-- BEGIN Recorded information --

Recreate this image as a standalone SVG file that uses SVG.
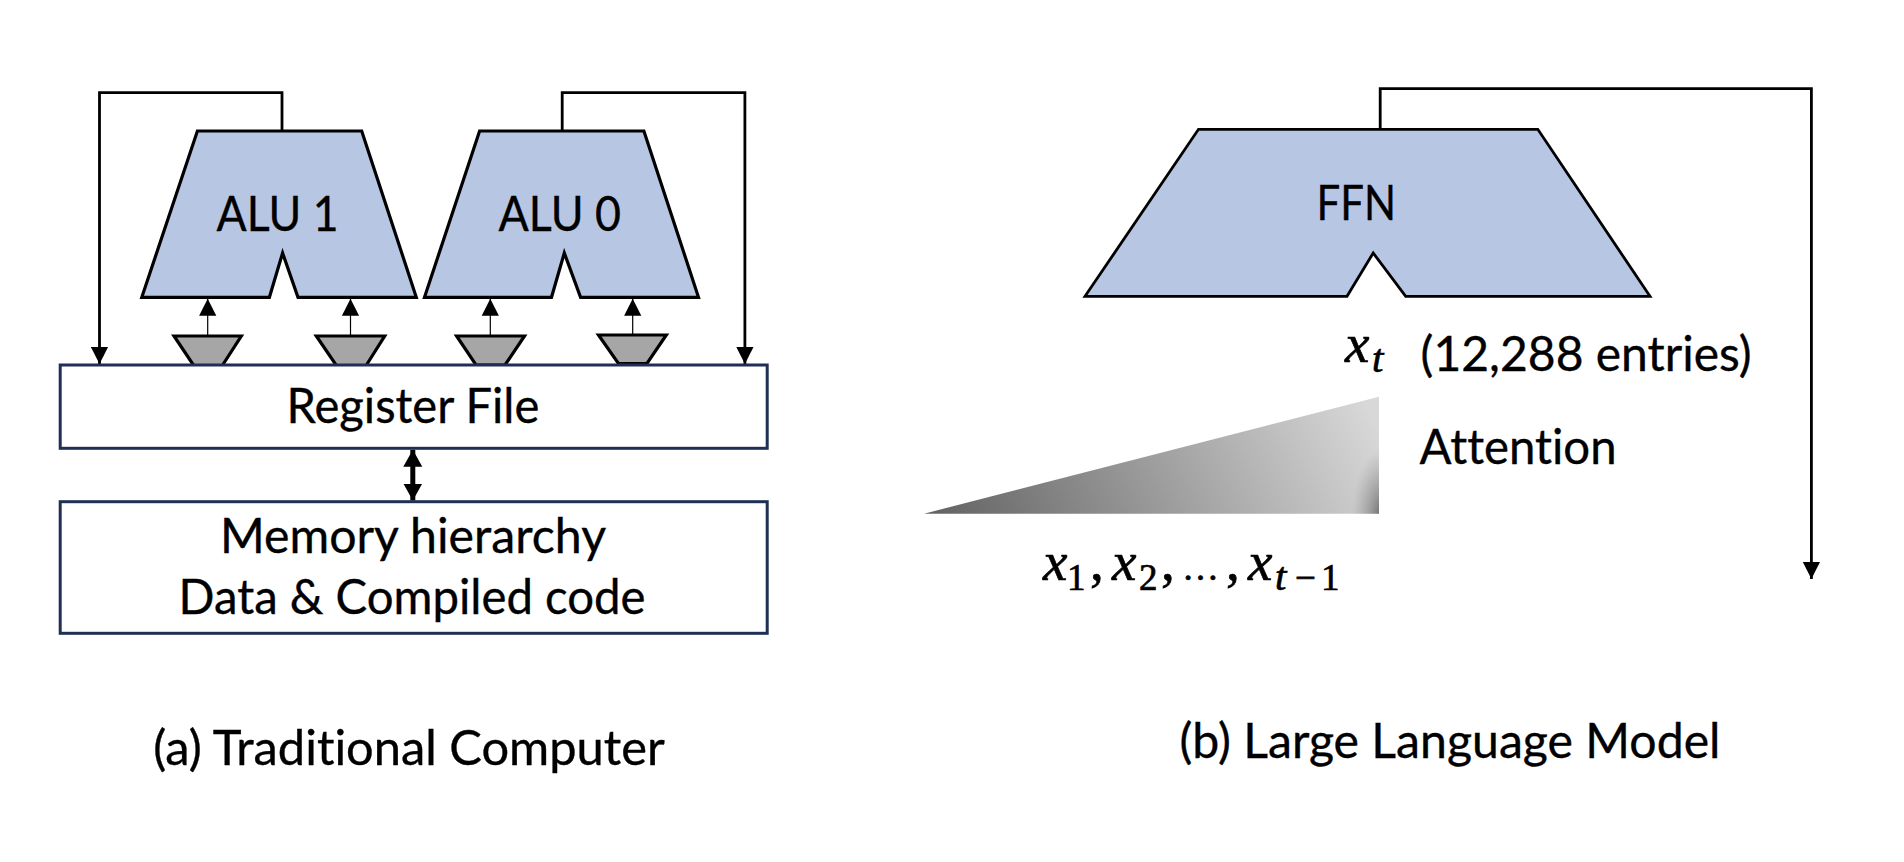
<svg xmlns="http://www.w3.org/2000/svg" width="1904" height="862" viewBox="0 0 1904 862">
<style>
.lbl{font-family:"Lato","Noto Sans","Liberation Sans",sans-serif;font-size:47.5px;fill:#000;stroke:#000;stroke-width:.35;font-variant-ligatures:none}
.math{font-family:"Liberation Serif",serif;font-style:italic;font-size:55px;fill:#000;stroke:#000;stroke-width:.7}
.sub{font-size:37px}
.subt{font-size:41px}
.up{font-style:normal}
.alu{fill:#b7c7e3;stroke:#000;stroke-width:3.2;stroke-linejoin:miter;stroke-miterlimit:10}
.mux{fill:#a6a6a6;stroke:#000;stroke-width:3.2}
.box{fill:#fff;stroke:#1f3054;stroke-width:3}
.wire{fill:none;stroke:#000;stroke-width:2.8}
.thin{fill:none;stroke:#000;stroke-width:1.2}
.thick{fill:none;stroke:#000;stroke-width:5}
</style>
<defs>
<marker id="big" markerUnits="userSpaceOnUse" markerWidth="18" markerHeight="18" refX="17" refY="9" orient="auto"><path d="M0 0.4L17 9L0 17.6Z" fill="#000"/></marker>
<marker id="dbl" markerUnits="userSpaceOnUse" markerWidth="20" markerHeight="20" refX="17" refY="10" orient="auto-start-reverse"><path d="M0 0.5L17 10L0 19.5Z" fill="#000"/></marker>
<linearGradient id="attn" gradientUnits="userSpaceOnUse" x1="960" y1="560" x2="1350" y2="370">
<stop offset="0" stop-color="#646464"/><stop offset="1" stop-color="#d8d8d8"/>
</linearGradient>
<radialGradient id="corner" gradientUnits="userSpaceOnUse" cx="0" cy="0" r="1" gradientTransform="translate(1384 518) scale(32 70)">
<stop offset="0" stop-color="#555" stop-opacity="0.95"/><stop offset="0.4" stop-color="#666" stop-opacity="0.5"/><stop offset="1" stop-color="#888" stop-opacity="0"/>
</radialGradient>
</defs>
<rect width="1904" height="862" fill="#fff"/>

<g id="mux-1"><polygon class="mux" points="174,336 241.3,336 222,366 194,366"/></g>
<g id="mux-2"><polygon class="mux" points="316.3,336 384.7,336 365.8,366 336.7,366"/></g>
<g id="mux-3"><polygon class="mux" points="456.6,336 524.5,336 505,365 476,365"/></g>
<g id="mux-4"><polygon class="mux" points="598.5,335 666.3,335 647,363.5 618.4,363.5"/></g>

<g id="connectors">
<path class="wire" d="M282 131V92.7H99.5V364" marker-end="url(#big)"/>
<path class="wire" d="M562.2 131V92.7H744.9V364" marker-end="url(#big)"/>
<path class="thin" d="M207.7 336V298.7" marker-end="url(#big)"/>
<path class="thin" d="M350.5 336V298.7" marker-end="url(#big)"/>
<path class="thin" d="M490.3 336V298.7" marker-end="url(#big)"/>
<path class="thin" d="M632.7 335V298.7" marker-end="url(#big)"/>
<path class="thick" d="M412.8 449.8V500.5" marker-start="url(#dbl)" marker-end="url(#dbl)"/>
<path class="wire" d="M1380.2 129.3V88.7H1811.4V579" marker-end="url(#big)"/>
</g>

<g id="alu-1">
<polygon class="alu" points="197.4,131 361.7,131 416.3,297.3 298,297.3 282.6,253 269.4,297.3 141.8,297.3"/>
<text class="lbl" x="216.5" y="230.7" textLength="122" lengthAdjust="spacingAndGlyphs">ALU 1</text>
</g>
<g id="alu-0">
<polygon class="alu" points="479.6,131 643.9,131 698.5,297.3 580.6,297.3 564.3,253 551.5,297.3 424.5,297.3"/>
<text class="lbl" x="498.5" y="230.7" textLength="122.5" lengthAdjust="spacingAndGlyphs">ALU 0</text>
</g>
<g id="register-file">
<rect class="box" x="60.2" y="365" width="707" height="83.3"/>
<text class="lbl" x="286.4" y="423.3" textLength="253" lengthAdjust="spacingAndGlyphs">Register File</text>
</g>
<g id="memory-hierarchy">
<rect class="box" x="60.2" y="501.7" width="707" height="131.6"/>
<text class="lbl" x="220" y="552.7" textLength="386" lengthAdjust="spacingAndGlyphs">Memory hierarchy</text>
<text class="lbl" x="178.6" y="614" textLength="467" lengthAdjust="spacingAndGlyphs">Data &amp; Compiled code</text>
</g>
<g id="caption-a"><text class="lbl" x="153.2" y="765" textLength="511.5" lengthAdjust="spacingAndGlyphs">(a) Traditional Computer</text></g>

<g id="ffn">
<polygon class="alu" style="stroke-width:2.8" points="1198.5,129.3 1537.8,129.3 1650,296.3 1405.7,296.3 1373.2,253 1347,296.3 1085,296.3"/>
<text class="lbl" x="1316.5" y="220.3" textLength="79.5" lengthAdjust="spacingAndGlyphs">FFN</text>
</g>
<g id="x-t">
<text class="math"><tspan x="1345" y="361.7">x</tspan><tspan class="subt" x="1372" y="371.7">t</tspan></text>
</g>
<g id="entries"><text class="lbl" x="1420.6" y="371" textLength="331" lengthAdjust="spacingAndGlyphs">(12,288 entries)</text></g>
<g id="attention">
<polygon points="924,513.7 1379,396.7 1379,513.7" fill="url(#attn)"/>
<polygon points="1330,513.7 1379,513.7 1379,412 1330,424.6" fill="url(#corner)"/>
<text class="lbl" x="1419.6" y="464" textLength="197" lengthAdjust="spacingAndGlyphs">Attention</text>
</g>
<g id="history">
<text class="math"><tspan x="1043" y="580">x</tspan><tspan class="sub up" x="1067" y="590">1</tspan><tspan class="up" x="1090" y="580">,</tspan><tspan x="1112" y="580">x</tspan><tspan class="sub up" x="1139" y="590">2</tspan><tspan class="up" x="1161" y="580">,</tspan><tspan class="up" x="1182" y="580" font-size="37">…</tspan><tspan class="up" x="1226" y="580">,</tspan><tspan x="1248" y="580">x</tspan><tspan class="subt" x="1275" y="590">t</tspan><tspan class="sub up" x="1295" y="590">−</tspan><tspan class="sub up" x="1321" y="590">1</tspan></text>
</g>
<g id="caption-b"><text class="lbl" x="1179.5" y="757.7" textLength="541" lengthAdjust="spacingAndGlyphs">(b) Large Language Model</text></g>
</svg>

-- END Recorded information --

- [Written problem]: Repeat the material above word for word and skip every image in it.

- [Solved problem]:
Recreate this image as a standalone SVG file that uses SVG.
<svg xmlns="http://www.w3.org/2000/svg" width="1904" height="862" viewBox="0 0 1904 862">
<style>
.lbl{font-family:"Lato","Noto Sans","Liberation Sans",sans-serif;font-size:47.5px;fill:#000;stroke:#000;stroke-width:.35;font-variant-ligatures:none}
.math{font-family:"Liberation Serif",serif;font-style:italic;font-size:55px;fill:#000;stroke:#000;stroke-width:.7}
.sub{font-size:37px}
.subt{font-size:41px}
.up{font-style:normal}
.alu{fill:#b7c7e3;stroke:#000;stroke-width:3.2;stroke-linejoin:miter;stroke-miterlimit:10}
.mux{fill:#a6a6a6;stroke:#000;stroke-width:3.2}
.box{fill:#fff;stroke:#1f3054;stroke-width:3}
.wire{fill:none;stroke:#000;stroke-width:2.8}
.thin{fill:none;stroke:#000;stroke-width:1.2}
.thick{fill:none;stroke:#000;stroke-width:5}
</style>
<defs>
<marker id="big" markerUnits="userSpaceOnUse" markerWidth="18" markerHeight="18" refX="17" refY="9" orient="auto"><path d="M0 0.4L17 9L0 17.6Z" fill="#000"/></marker>
<marker id="dbl" markerUnits="userSpaceOnUse" markerWidth="20" markerHeight="20" refX="17" refY="10" orient="auto-start-reverse"><path d="M0 0.5L17 10L0 19.5Z" fill="#000"/></marker>
<linearGradient id="attn" gradientUnits="userSpaceOnUse" x1="960" y1="560" x2="1350" y2="370">
<stop offset="0" stop-color="#646464"/><stop offset="1" stop-color="#d8d8d8"/>
</linearGradient>
<radialGradient id="corner" gradientUnits="userSpaceOnUse" cx="0" cy="0" r="1" gradientTransform="translate(1384 518) scale(32 70)">
<stop offset="0" stop-color="#555" stop-opacity="0.95"/><stop offset="0.4" stop-color="#666" stop-opacity="0.5"/><stop offset="1" stop-color="#888" stop-opacity="0"/>
</radialGradient>
</defs>
<rect width="1904" height="862" fill="#fff"/>

<g id="mux-1"><polygon class="mux" points="174,336 241.3,336 222,366 194,366"/></g>
<g id="mux-2"><polygon class="mux" points="316.3,336 384.7,336 365.8,366 336.7,366"/></g>
<g id="mux-3"><polygon class="mux" points="456.6,336 524.5,336 505,365 476,365"/></g>
<g id="mux-4"><polygon class="mux" points="598.5,335 666.3,335 647,363.5 618.4,363.5"/></g>

<g id="connectors">
<path class="wire" d="M282 131V92.7H99.5V364" marker-end="url(#big)"/>
<path class="wire" d="M562.2 131V92.7H744.9V364" marker-end="url(#big)"/>
<path class="thin" d="M207.7 336V298.7" marker-end="url(#big)"/>
<path class="thin" d="M350.5 336V298.7" marker-end="url(#big)"/>
<path class="thin" d="M490.3 336V298.7" marker-end="url(#big)"/>
<path class="thin" d="M632.7 335V298.7" marker-end="url(#big)"/>
<path class="thick" d="M412.8 449.8V500.5" marker-start="url(#dbl)" marker-end="url(#dbl)"/>
<path class="wire" d="M1380.2 129.3V88.7H1811.4V579" marker-end="url(#big)"/>
</g>

<g id="alu-1">
<polygon class="alu" points="197.4,131 361.7,131 416.3,297.3 298,297.3 282.6,253 269.4,297.3 141.8,297.3"/>
<text class="lbl" x="216.5" y="230.7" textLength="122" lengthAdjust="spacingAndGlyphs">ALU 1</text>
</g>
<g id="alu-0">
<polygon class="alu" points="479.6,131 643.9,131 698.5,297.3 580.6,297.3 564.3,253 551.5,297.3 424.5,297.3"/>
<text class="lbl" x="498.5" y="230.7" textLength="122.5" lengthAdjust="spacingAndGlyphs">ALU 0</text>
</g>
<g id="register-file">
<rect class="box" x="60.2" y="365" width="707" height="83.3"/>
<text class="lbl" x="286.4" y="423.3" textLength="253" lengthAdjust="spacingAndGlyphs">Register File</text>
</g>
<g id="memory-hierarchy">
<rect class="box" x="60.2" y="501.7" width="707" height="131.6"/>
<text class="lbl" x="220" y="552.7" textLength="386" lengthAdjust="spacingAndGlyphs">Memory hierarchy</text>
<text class="lbl" x="178.6" y="614" textLength="467" lengthAdjust="spacingAndGlyphs">Data &amp; Compiled code</text>
</g>
<g id="caption-a"><text class="lbl" x="153.2" y="765" textLength="511.5" lengthAdjust="spacingAndGlyphs">(a) Traditional Computer</text></g>

<g id="ffn">
<polygon class="alu" style="stroke-width:2.8" points="1198.5,129.3 1537.8,129.3 1650,296.3 1405.7,296.3 1373.2,253 1347,296.3 1085,296.3"/>
<text class="lbl" x="1316.5" y="220.3" textLength="79.5" lengthAdjust="spacingAndGlyphs">FFN</text>
</g>
<g id="x-t">
<text class="math"><tspan x="1345" y="361.7">x</tspan><tspan class="subt" x="1372" y="371.7">t</tspan></text>
</g>
<g id="entries"><text class="lbl" x="1420.6" y="371" textLength="331" lengthAdjust="spacingAndGlyphs">(12,288 entries)</text></g>
<g id="attention">
<polygon points="924,513.7 1379,396.7 1379,513.7" fill="url(#attn)"/>
<polygon points="1330,513.7 1379,513.7 1379,412 1330,424.6" fill="url(#corner)"/>
<text class="lbl" x="1419.6" y="464" textLength="197" lengthAdjust="spacingAndGlyphs">Attention</text>
</g>
<g id="history">
<text class="math"><tspan x="1043" y="580">x</tspan><tspan class="sub up" x="1067" y="590">1</tspan><tspan class="up" x="1090" y="580">,</tspan><tspan x="1112" y="580">x</tspan><tspan class="sub up" x="1139" y="590">2</tspan><tspan class="up" x="1161" y="580">,</tspan><tspan class="up" x="1182" y="580" font-size="37">…</tspan><tspan class="up" x="1226" y="580">,</tspan><tspan x="1248" y="580">x</tspan><tspan class="subt" x="1275" y="590">t</tspan><tspan class="sub up" x="1295" y="590">−</tspan><tspan class="sub up" x="1321" y="590">1</tspan></text>
</g>
<g id="caption-b"><text class="lbl" x="1179.5" y="757.7" textLength="541" lengthAdjust="spacingAndGlyphs">(b) Large Language Model</text></g>
</svg>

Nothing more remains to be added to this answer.